Athletic talent shining in Westmoreland high schools
SAVANNA-LA-MAR, Westmoreland — WESTMORELAND’S high school track and field programmes are slowly moving out of the long shadows cast by their football counterparts with a series of outstanding results over the past few years.
At last week’s Milo County of Cornwall Athletics Association’s (COCAA) Western Champs, Westmoreland schools finished in the top four of both boys’ and girls’ sections, and made their presence felt throughout the three-day competition.
Petersfield was fourth in the boys’ section with 199 points behind winners Munro College, Herbert Morrison and St Elizabeth Technical, while Godfrey Stewart and Frome Technical also scored well.
Frome was third in the girls’ section on 172 points while Godfrey Stewart and Maude McLeod High also featured prominently.
Up to a few years ago when Mannings School abruptly pulled the plug on their track and field programme, the parish was always well represented.
From three Girls Champs titles in the 1960s, dozens of national representatives and Western Champs titles through the preceding decades, Mannings was represented by one athlete at Western Champs this year, Omesha Locke, who won the Class 3 discus.
The parish is never short of talent and the top two female sprinters at the primary school level in 2008 — Diana Johnson and Antonika Drummond — represented Holmwood Technical last year.
There is a revival in the sport in the parish, however, and schools such as Frome Technical, Godfrey Stewart High and Petersfield, known more for football, are beginning to impose themselves on the track and field scene.
At last year’s GraceKennedy Champs, Frome Technical was voted the most improved school after scoring five points in the boys’ section and 11 in the girls’.
Later in the year, an unknown, Waynee Hyman of Petersfield, stunned the track faithful at the National Junior Trials at GC Foster by winning the Under-17 200m and making the team to the IAAF World Youth Championships in Italy.
Andre Moodie of Frome was also at the Trials and made the team to the Pan-Am Juniors in Trinidad.
Both Hyman and Moodie were creating history for their respective schools.
The success does not translate into overall acceptance, however, as Westmoreland is still a football-crazy parish and occupies the first three rungs on any sports ladder, relegating everything else to second-class status.
Roderick Myles who guides the Frome programme is not employed to the school and only works with the track team in the afternoons and on weekends.
“At first it was challenging but after the first year we had some success,” said Myles who has been at the school for four years.
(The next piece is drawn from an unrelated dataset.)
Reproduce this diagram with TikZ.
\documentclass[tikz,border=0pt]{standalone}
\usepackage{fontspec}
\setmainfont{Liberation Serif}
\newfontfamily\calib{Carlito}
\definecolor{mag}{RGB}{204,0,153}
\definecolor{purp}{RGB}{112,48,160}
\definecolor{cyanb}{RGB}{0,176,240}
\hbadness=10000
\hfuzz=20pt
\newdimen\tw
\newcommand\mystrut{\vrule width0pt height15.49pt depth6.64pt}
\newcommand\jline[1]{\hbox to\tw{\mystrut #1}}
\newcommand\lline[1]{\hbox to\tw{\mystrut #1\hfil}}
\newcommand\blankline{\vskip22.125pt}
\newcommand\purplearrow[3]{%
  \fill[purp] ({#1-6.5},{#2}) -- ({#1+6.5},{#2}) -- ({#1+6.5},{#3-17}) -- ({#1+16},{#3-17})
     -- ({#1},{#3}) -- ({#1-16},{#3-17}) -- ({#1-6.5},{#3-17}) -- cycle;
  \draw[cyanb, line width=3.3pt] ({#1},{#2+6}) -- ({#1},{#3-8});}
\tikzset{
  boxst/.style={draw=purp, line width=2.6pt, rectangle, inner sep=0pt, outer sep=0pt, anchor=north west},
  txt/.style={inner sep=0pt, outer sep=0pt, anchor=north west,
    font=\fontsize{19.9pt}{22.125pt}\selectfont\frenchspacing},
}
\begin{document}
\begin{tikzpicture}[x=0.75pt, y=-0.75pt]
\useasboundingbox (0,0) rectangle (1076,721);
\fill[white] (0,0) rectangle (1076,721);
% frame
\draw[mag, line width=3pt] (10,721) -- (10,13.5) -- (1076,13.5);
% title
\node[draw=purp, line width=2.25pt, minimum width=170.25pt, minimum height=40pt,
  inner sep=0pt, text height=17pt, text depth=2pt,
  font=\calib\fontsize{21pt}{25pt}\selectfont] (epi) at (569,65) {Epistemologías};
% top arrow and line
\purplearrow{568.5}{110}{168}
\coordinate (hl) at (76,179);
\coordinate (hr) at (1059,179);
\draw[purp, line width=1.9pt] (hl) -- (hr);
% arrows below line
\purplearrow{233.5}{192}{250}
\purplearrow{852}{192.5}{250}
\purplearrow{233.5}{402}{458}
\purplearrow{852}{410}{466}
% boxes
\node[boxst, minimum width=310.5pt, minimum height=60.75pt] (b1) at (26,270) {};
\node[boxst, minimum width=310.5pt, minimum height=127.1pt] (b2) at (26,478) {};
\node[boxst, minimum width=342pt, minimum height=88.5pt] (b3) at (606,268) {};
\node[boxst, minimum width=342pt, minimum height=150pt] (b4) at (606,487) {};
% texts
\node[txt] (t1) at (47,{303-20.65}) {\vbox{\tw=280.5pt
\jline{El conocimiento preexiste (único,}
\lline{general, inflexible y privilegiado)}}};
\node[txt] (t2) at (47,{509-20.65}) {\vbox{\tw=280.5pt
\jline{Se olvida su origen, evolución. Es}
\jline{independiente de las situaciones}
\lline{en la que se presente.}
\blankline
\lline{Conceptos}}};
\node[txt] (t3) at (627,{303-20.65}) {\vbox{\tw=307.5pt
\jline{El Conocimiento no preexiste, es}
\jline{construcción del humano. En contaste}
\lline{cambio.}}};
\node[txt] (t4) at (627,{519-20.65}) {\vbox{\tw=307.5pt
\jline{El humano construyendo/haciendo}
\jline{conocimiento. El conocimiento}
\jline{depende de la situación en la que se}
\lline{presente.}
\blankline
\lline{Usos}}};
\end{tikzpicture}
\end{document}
He is mindful, however, that it is not the first time that a track and field programme has been tried there.
Rochelle Clayton was their first success story, and despite not being able to take part at Champs one year due to late entry, he says the success, especially at Western Champs, is tangible.
Next month at Champs he says he is expecting points from the versatile Daneel Thomas in the javelin and Class 2 discus as well as Stephanie Barrett in the Class 3 800m/1500m after she placed fourth in both events last year.
Barrett, he said, has struggled this year with a knee injury but thanks to the care from physiotherapist Karey Lewis, should be in top condition for Champs.
The success at Petersfield is not by chance, says coach Machell Woolery who has built the programme “from scratch” by first selling the concept to the academic staff.
Once they bought into it, he said, the next step was looking at what the successful programmes in Kingston did.
Despite not even having a throwing circle and having to teach on grass, he scored big with Cornelius McIntosh who will leave the island later this year to take up a track scholarship.
Since then, Petersfield has produced a stable of decent throwers with Steven Crooks, who won the Class 3 discus/shot put double last week with a new record 12.77m in the latter, set to be the best among them.
Oshane Turner, who won three events on Saturday, the Class 2 800m and 1500m as well as the Open 5,000m, won the award for the Overall Boys’ Champion.
Woolery says he had to sacrifice the girls’ programme early on to concentrate on the boys but says the girls’ team is now coming along nicely.
His next step is to start scouting the primary schools for new talent, but while he is enjoying full cooperation from principal Eugenie Spence, he says she is leaving soon and he is not sure who will replace her.